Tonal Harmony: Words feel musically balanced together.
Vocalic Resonance: Vowel sounds echo each other.
Euphony: Pleasing overall sound flow.

People often claim the word 'purple' is not possible to use as a rhyme. There are other examples, too.

Yet words like "circle," "hurdle," "turtle," and "verbal" can often creatively work with "purple".

Or something like:

She wore a dark cape — tinted black, almost purple
She cast her cruel spell — her wicked curse was hurtful


Cheers,
Joseph ;D






snargleplax

Increasingly, I see rhyme as analogous to harmonic tension. The opening of a rhyming structure creates a step away from stability, like moving off of the tonic. The ear expects that rhyme to eventually resolve, just as a chord progression would.

If the resolution comes in too quick and simple a manner, without a meaningful journey, that's often unsatisfying -- whether in the form of a I-V-I progression, or an AABB rhyme structure. There are excellent songs with both of these, and simplicity can serve us, but mostly it's a hazard and these are exceptions that prove the rule.

Toward the other extreme, a journey without discernible structure is difficult to follow, and the listener's interest may fall away.
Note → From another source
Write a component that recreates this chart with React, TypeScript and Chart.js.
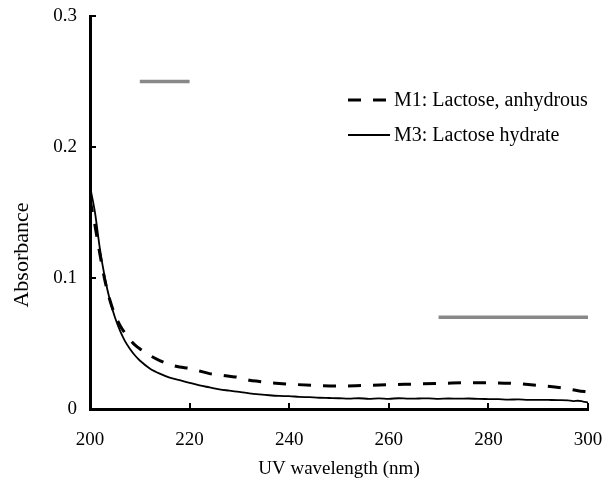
import React, { useEffect, useRef } from "react";
import { Chart, registerables } from "chart.js";

Chart.register(...registerables);

// M1: Lactose, anhydrous (dashed)
const m1Wavelength = [200, 201, 202, 203, 204, 205, 206, 207, 208, 209, 210, 212, 214, 216, 218, 220, 222, 224, 226, 228, 230, 232, 234, 236, 238, 240, 245, 250, 255, 260, 265, 270, 275, 280, 285, 290, 295, 298, 300];
const m1Absorbance = [0.160, 0.140, 0.118, 0.098, 0.083, 0.072, 0.064, 0.058, 0.053, 0.049, 0.046, 0.041, 0.037, 0.034, 0.032, 0.031, 0.029, 0.027, 0.026, 0.025, 0.024, 0.022, 0.021, 0.020, 0.0195, 0.019, 0.018, 0.0175, 0.018, 0.0185, 0.019, 0.0195, 0.020, 0.020, 0.0195, 0.018, 0.016, 0.014, 0.013];

// M3: Lactose hydrate (solid)
const m3Wavelength = [200, 201, 202, 203, 204, 205, 206, 207, 208, 209, 210, 212, 214, 216, 218, 220, 222, 224, 226, 228, 230, 232, 234, 236, 238, 240, 242, 244, 246, 248, 250, 252, 254, 256, 258, 260, 262, 264, 266, 268, 270, 272, 274, 276, 278, 280, 282, 284, 286, 288, 290, 292, 294, 296, 297, 298, 299, 300];
const m3Absorbance = [0.170, 0.150, 0.122, 0.100, 0.083, 0.070, 0.060, 0.052, 0.046, 0.041, 0.037, 0.031, 0.027, 0.024, 0.022, 0.020, 0.018, 0.0165, 0.015, 0.014, 0.013, 0.012, 0.0112, 0.0105, 0.010, 0.0098, 0.0093, 0.0090, 0.0086, 0.0084, 0.0082, 0.0079, 0.0082, 0.0078, 0.0081, 0.0078, 0.0082, 0.0079, 0.0080, 0.0081, 0.0078, 0.0080, 0.0079, 0.0080, 0.0077, 0.0076, 0.0075, 0.0072, 0.0073, 0.0070, 0.0070, 0.0069, 0.0068, 0.0066, 0.0060, 0.0063, 0.0057, 0.0050];

// Grey reference bars
const bar1Wavelength = [210, 220];
const bar1Level = [0.25, 0.25];
const bar2Wavelength = [270, 300];
const bar2Level = [0.07, 0.07];

const xTicks = [200, 220, 240, 260, 280, 300];
const yTicks = [0, 0.1, 0.2, 0.3];

const seriesLabels = ["M1: Lactose, anhydrous", "M3: Lactose hydrate"];
const xTitle = "UV wavelength (nm)";
const yTitle = "Absorbance";

const FONT = "'Liberation Serif', 'Times New Roman', serif";

const zip = (xs: number[], ys: number[]) => xs.map((x, i) => ({ x, y: ys[i] }));

const decorPlugin = {
  id: "decor",
  afterDraw(chart: any) {
    const { ctx, chartArea } = chart;
    const xs = chart.scales.x;
    const ys = chart.scales.y;
    ctx.save();
    // inward ticks
    ctx.strokeStyle = "#000";
    ctx.lineWidth = 2;
    ctx.beginPath();
    xTicks.forEach((t) => {
      const px = Math.round(xs.getPixelForValue(t));
      ctx.moveTo(px, chartArea.bottom);
      ctx.lineTo(px, chartArea.bottom - 6);
    });
    yTicks.forEach((t) => {
      const py = Math.round(ys.getPixelForValue(t));
      ctx.moveTo(chartArea.left, py);
      ctx.lineTo(chartArea.left + 6, py);
    });
    ctx.stroke();

    // y title
    ctx.fillStyle = "#000";
    ctx.font = `22px ${FONT}`;
    ctx.textAlign = "center";
    ctx.textBaseline = "middle";
    ctx.translate(22, 255);
    ctx.rotate(-Math.PI / 2);
    ctx.fillText(yTitle, 0, 0);
    ctx.restore();

    // legend
    ctx.save();
    const lx = chartArea.left + 258;
    const ly1 = chartArea.top + 84;
    const ly2 = chartArea.top + 119;
    ctx.strokeStyle = "#000";
    ctx.lineWidth = 3;
    ctx.setLineDash([13, 12]);
    ctx.beginPath();
    ctx.moveTo(lx, ly1);
    ctx.lineTo(lx + 40, ly1);
    ctx.stroke();
    ctx.setLineDash([]);
    ctx.lineWidth = 1.8;
    ctx.beginPath();
    ctx.moveTo(lx, ly2);
    ctx.lineTo(lx + 42, ly2);
    ctx.stroke();
    ctx.fillStyle = "#000";
    ctx.font = `20px ${FONT}`;
    ctx.textAlign = "left";
    ctx.textBaseline = "middle";
    ctx.fillText(seriesLabels[0], lx + 46, ly1 + 1);
    ctx.fillText(seriesLabels[1], lx + 46, ly2 + 1);
    ctx.restore();
  },
};

export default function App() {
  const canvasRef = useRef<HTMLCanvasElement | null>(null);

  useEffect(() => {
    document.body.style.margin = "0";
    const canvas = canvasRef.current;
    if (!canvas) return;
    const chart = new Chart(canvas, {
      type: "line",
      data: {
        datasets: [
          {
            label: seriesLabels[0],
            data: zip(m1Wavelength, m1Absorbance),
            borderColor: "#000",
            borderWidth: 3,
            borderDash: [13, 12],
            pointRadius: 0,
            fill: false,
            tension: 0.4,
            cubicInterpolationMode: "monotone",
          },
          {
            label: seriesLabels[1],
            data: zip(m3Wavelength, m3Absorbance),
            borderColor: "#000",
            borderWidth: 1.8,
            pointRadius: 0,
            fill: false,
            tension: 0.3,
            cubicInterpolationMode: "monotone",
          },
          {
            label: "bar1",
            data: zip(bar1Wavelength, bar1Level),
            borderColor: "#888888",
            borderWidth: 3.5,
            pointRadius: 0,
            fill: false,
          },
          {
            label: "bar2",
            data: zip(bar2Wavelength, bar2Level),
            borderColor: "#888888",
            borderWidth: 3.5,
            pointRadius: 0,
            fill: false,
          },
        ],
      },
      options: {
        responsive: false,
        animation: false,
        layout: { padding: { left: 0, top: 16, right: 18, bottom: 0 } },
        plugins: { legend: { display: false }, tooltip: { enabled: false } },
        scales: {
          x: {
            type: "linear",
            min: 200,
            max: 300,
            afterFit: (s: any) => {
              s.height = 74;
              s.paddingLeft = 0;
              s.paddingRight = 0;
            },
            afterBuildTicks: (s: any) => {
              s.ticks = xTicks.map((v) => ({ value: v }));
            },
            grid: { display: false, drawTicks: false },
            border: { display: true, color: "#000", width: 3 },
            ticks: {
              color: "#000",
              padding: 20,
              font: { family: FONT, size: 19 },
              maxRotation: 0,
              callback: (v: any) => String(v),
            },
            title: {
              display: true,
              text: xTitle,
              color: "#000",
              font: { family: FONT, size: 19 },
              padding: { top: 0, bottom: 3 },
            },
          },
          y: {
            type: "linear",
            min: 0,
            max: 0.3,
            afterFit: (s: any) => {
              s.width = 90;
              s.paddingTop = 0;
              s.paddingBottom = 0;
            },
            afterBuildTicks: (s: any) => {
              s.ticks = yTicks.map((v) => ({ value: v }));
            },
            grid: { display: false, drawTicks: false },
            border: { display: true, color: "#000", width: 3 },
            ticks: {
              color: "#000",
              padding: 13,
              font: { family: FONT, size: 19 },
              callback: (v: any) => String(Number(Number(v).toFixed(1))),
            },
          },
        },
      },
      plugins: [decorPlugin],
    });
    return () => chart.destroy();
  }, []);

  return (
    <div style={{ width: 606, height: 483, position: "relative" }}>
      <canvas ref={canvasRef} width={606} height={483} />
    </div>
  );
}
Subverting expectations can be valuable to avoid trite predictability, focus attention on important parts, create a richer texture of tension, etc. But if it gets to the point of just meandering along at random, we lose the sense of having any kind of story to follow.

idunno

Quote from: snargleplax on May 08, 2025, 10:40 AMIncreasingly, I see rhyme as analogous to harmonic tension. The opening of a rhyming structure creates a step away from stability, like moving off of the tonic. The ear expects that rhyme to eventually resolve, just as a chord progression would.

If the resolution comes in too quick and simple a manner, without a meaningful journey, that's often unsatisfying -- whether in the form of a I-V-I progression, or an AABB rhyme structure. There are excellent songs with both of these, and simplicity can serve us, but mostly it's a hazard and these are exceptions that prove the rule.

Toward the other extreme, a journey without discernible structure is difficult to follow, and the listener's interest may fall away. Subverting expectations can be valuable to avoid trite predictability, focus attention on important parts, create a richer texture of tension, etc. But if it gets to the point of just meandering along at random, we lose the sense of having any kind of story to follow.

There's much to contemplate here. Rhyme, to my sense of music, is to resolve music itself. Rhyme is the meter, the harmony, and the structure of music. Basically stated, it goes far to sort the score itself. All too often it assumes a necessity to its use exclusively through conventions.

Greensleeves': "Alas my love you do me wrong to cast me off so discourteously, When I have loved you so long delighting in your company". This verse structure is throughout a song so old its author is lost to antiquity. "Discourteously" and "company" resolve the verse strictly by the use of the letter "Y", which is an artful sampling of alliteration.

Then there are extreme examples of rhyme intended to resolve a piece for the sake of rhyme and poetic expression. The following is a sampling of that -

Of Ancient Drums

I heard it said that a man was dead and no one knew just why
The news was old when I was told with the sun low in the sky
Through a sleepless night and dawning light I searched for words to say   
I knew him well but couldn't tell how I took the news that day

And I heard the ancient drums begin to play.


It is, almost in and of itself, a piece of music sans score. It's the power beneath the runes of the ancients when musical instruments were rare and the oral tradition strong. It gave strength to memory. Over time the musical instrument slowly supplanted much of the power and art form of the spoken word and such use in communication diminished. The chorus of merchants selling wares in an open air market place was steeped in that tradition and still is in the reaches of our world.